— Start AVAILABLE RECORDS —
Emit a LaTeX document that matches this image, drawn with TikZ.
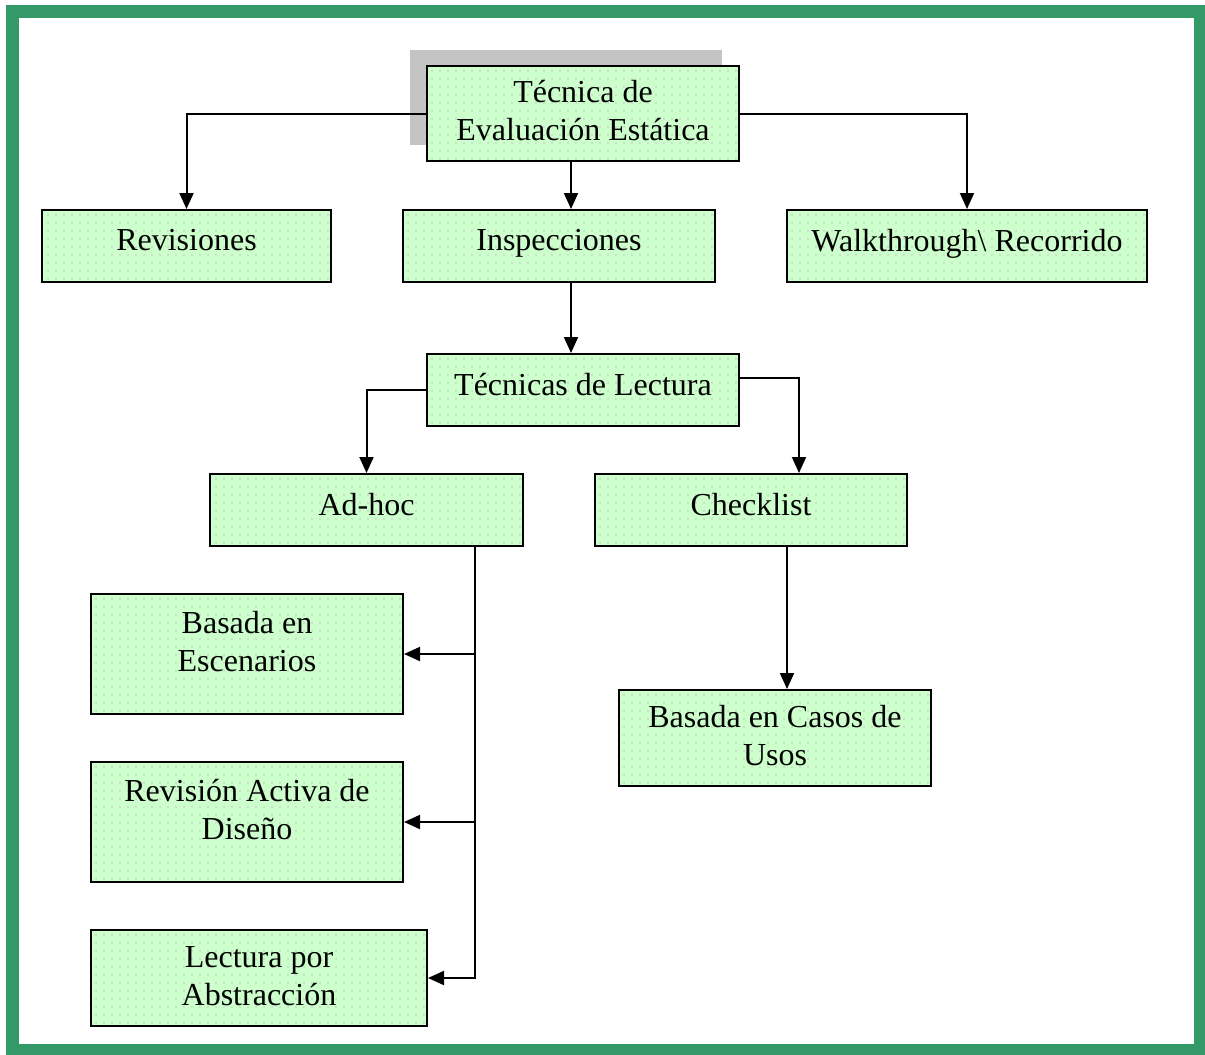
— End AVAILABLE RECORDS —
— Start AVAILABLE RECORDS —
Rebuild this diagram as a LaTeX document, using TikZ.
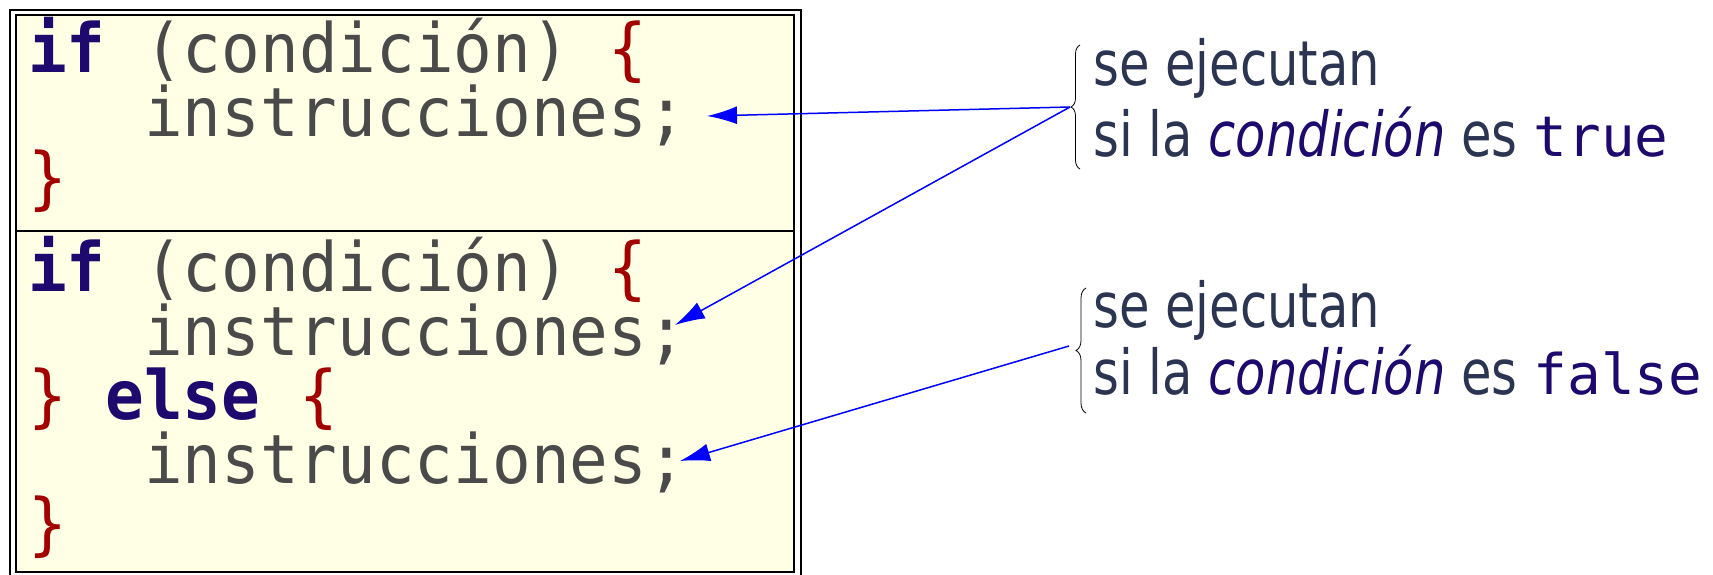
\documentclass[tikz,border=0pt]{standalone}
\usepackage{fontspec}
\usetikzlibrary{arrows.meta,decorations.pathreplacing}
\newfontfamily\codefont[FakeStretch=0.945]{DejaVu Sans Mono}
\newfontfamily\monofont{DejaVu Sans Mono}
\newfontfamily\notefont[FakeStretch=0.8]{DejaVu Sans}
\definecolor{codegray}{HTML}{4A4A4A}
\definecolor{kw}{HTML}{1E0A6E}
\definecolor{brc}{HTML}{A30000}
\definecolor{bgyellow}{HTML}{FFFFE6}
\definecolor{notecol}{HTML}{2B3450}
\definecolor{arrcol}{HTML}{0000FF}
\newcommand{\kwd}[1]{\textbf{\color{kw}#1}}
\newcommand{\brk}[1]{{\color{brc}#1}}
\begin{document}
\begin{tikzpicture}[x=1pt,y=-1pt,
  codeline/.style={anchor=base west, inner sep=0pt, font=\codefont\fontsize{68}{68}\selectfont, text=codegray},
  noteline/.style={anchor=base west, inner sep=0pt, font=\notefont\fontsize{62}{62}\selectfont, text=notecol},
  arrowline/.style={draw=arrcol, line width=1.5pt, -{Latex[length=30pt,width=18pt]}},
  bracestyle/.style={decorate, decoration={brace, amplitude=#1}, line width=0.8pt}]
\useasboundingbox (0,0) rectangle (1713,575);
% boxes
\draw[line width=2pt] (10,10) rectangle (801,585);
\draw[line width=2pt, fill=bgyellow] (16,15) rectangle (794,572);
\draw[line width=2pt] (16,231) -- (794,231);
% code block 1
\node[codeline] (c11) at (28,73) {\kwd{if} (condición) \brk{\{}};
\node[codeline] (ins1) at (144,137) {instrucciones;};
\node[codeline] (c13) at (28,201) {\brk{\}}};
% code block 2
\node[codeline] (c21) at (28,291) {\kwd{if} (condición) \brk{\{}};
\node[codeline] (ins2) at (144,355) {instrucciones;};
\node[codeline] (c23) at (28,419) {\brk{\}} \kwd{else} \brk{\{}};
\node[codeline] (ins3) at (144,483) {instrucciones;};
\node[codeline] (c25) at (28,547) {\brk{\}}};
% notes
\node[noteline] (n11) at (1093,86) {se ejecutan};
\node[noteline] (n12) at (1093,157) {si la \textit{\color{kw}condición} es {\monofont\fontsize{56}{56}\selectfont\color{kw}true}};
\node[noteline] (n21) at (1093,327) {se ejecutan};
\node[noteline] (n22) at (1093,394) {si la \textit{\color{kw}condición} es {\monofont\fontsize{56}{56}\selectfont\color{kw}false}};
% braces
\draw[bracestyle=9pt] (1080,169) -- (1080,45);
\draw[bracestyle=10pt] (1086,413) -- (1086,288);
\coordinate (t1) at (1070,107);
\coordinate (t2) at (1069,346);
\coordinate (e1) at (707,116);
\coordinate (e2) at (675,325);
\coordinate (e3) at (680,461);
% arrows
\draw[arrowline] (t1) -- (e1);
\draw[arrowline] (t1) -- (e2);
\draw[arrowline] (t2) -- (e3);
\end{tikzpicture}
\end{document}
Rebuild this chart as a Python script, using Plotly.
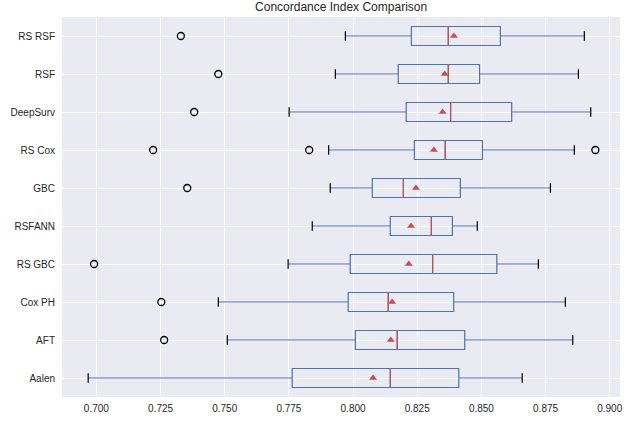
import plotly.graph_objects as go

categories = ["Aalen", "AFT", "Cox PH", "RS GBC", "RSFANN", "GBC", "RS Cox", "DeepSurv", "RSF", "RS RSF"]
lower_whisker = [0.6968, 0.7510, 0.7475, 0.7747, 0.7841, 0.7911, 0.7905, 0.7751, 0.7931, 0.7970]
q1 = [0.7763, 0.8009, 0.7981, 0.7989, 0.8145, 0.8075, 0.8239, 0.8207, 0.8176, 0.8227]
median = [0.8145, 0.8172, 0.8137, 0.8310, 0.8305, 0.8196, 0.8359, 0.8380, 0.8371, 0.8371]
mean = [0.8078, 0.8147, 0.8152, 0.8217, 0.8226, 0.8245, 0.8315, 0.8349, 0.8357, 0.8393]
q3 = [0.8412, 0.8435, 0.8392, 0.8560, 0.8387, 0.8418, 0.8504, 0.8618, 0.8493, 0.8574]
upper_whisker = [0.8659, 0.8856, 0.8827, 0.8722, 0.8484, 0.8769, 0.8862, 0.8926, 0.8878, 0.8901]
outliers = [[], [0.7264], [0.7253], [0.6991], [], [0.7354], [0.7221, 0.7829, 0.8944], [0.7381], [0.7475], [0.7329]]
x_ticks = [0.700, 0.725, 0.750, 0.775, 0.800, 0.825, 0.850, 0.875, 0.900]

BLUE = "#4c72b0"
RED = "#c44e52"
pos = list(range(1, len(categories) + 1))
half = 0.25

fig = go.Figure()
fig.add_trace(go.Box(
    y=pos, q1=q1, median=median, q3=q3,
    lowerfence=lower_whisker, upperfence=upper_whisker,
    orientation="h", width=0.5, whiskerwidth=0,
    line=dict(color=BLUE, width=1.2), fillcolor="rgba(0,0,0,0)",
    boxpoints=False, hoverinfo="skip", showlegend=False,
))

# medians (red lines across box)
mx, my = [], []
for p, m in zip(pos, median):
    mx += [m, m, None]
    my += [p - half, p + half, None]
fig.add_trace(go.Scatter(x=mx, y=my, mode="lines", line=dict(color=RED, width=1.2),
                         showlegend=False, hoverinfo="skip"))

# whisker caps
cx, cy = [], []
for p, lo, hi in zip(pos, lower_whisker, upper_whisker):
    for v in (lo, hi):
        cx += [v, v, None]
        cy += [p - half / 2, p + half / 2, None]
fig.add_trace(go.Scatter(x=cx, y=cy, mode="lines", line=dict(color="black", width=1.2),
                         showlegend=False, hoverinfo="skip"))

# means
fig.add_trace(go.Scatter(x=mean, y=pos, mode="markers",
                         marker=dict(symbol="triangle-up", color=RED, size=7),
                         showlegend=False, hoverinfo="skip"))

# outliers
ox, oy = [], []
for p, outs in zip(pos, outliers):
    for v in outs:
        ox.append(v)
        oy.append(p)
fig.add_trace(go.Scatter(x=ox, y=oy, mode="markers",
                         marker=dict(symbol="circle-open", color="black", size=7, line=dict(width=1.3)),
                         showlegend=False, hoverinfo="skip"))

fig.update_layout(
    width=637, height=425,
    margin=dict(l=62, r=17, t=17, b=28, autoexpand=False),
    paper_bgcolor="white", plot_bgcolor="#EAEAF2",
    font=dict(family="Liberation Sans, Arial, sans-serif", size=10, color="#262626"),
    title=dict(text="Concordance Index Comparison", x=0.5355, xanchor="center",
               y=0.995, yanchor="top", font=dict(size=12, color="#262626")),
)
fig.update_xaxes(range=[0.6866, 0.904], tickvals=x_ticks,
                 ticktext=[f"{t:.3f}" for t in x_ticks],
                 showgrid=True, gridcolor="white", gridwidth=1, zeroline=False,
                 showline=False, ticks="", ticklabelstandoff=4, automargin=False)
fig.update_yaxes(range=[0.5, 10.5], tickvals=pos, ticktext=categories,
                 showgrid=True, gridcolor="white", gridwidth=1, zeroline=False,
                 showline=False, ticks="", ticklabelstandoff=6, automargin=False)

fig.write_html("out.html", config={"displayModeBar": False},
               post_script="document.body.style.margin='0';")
— End AVAILABLE RECORDS —
— Start AVAILABLE RECORDS —
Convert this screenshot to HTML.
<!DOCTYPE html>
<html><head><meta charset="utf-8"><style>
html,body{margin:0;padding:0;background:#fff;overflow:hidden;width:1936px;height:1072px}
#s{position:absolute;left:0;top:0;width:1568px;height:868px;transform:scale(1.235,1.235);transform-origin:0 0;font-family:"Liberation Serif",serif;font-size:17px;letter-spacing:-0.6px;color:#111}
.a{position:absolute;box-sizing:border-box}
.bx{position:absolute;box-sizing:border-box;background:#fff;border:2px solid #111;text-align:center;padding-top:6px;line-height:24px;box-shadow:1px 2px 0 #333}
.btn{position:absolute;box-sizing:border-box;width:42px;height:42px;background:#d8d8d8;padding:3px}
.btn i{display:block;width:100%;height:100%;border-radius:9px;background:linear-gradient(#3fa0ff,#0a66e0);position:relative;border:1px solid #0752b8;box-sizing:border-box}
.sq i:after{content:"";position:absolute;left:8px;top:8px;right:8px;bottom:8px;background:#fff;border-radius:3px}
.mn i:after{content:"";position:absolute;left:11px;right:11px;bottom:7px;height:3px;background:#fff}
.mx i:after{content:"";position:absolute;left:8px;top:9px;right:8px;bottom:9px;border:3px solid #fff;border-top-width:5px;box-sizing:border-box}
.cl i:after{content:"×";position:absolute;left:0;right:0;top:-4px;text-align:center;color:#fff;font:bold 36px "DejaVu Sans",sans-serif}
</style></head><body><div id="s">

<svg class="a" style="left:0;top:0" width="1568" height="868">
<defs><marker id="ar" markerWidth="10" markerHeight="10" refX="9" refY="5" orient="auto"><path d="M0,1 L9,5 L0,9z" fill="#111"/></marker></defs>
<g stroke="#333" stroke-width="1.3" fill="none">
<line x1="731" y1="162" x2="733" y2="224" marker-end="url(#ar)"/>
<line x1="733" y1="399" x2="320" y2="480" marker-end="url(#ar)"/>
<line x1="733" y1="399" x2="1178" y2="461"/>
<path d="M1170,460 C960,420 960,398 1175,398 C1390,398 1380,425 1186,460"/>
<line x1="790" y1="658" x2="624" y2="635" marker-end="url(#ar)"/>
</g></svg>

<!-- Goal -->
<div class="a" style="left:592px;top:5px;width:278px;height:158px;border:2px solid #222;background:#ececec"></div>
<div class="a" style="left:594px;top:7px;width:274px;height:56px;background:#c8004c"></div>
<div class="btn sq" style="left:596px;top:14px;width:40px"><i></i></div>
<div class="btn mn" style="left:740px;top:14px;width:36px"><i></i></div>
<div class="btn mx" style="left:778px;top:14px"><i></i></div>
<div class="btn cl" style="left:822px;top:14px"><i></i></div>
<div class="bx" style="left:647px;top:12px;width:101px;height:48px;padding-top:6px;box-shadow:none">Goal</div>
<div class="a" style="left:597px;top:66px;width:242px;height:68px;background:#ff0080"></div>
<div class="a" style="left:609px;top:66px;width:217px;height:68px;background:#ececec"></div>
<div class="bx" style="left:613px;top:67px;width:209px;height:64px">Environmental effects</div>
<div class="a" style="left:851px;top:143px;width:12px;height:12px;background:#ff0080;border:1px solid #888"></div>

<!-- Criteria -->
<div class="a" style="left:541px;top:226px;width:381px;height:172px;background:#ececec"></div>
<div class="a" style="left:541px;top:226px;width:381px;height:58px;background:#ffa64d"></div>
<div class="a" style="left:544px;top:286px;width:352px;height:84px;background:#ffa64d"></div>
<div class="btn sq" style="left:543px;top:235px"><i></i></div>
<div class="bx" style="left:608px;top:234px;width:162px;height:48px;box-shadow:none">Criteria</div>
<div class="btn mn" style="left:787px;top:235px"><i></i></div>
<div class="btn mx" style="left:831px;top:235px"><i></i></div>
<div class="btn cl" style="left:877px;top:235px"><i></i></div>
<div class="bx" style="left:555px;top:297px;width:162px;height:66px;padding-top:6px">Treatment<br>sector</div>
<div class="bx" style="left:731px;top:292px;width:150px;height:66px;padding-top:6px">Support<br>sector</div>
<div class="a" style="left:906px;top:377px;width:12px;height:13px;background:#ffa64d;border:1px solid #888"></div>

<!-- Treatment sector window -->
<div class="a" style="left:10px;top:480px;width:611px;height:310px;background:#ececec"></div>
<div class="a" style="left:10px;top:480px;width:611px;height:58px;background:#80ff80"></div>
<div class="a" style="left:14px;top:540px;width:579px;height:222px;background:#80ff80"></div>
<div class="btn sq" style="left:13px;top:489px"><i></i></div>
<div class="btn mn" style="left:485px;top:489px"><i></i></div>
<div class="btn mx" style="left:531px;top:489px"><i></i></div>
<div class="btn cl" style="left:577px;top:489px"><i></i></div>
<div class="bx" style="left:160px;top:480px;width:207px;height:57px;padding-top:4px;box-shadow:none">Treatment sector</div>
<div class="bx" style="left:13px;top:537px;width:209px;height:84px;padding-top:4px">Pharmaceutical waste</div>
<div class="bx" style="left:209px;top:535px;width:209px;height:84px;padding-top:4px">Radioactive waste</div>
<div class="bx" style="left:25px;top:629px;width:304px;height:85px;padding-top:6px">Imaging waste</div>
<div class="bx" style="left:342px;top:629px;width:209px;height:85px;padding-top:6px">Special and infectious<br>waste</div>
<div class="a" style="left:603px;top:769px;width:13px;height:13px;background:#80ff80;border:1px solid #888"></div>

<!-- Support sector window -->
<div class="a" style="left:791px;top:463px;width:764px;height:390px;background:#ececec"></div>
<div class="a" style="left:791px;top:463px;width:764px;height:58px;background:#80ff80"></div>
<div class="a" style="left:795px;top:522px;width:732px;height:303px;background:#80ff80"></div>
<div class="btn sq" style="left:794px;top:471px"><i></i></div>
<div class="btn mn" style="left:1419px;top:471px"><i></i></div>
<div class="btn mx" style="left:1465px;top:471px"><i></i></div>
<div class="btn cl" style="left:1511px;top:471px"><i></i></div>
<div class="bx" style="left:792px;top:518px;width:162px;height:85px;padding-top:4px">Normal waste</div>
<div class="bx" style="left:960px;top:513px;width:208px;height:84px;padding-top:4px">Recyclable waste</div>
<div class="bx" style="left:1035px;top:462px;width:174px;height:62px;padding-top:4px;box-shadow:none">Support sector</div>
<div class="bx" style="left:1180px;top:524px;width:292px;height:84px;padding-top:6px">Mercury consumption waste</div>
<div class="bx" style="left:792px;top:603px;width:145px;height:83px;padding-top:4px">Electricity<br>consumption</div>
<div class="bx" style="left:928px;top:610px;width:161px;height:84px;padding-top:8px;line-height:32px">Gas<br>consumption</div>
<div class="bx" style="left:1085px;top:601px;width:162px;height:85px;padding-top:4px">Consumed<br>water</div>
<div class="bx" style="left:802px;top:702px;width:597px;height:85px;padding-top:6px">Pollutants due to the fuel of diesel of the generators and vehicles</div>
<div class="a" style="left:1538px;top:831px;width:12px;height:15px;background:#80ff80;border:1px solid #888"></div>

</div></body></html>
— End AVAILABLE RECORDS —
Give again the lines from "Rebuild this chart" to "half = 0.25" exactly, both of those lines included, and do not include any pictures.

• _RESPONSE_
Rebuild this chart as a Python script, using Plotly.
import plotly.graph_objects as go

categories = ["Aalen", "AFT", "Cox PH", "RS GBC", "RSFANN", "GBC", "RS Cox", "DeepSurv", "RSF", "RS RSF"]
lower_whisker = [0.6968, 0.7510, 0.7475, 0.7747, 0.7841, 0.7911, 0.7905, 0.7751, 0.7931, 0.7970]
q1 = [0.7763, 0.8009, 0.7981, 0.7989, 0.8145, 0.8075, 0.8239, 0.8207, 0.8176, 0.8227]
median = [0.8145, 0.8172, 0.8137, 0.8310, 0.8305, 0.8196, 0.8359, 0.8380, 0.8371, 0.8371]
mean = [0.8078, 0.8147, 0.8152, 0.8217, 0.8226, 0.8245, 0.8315, 0.8349, 0.8357, 0.8393]
q3 = [0.8412, 0.8435, 0.8392, 0.8560, 0.8387, 0.8418, 0.8504, 0.8618, 0.8493, 0.8574]
upper_whisker = [0.8659, 0.8856, 0.8827, 0.8722, 0.8484, 0.8769, 0.8862, 0.8926, 0.8878, 0.8901]
outliers = [[], [0.7264], [0.7253], [0.6991], [], [0.7354], [0.7221, 0.7829, 0.8944], [0.7381], [0.7475], [0.7329]]
x_ticks = [0.700, 0.725, 0.750, 0.775, 0.800, 0.825, 0.850, 0.875, 0.900]

BLUE = "#4c72b0"
RED = "#c44e52"
pos = list(range(1, len(categories) + 1))
half = 0.25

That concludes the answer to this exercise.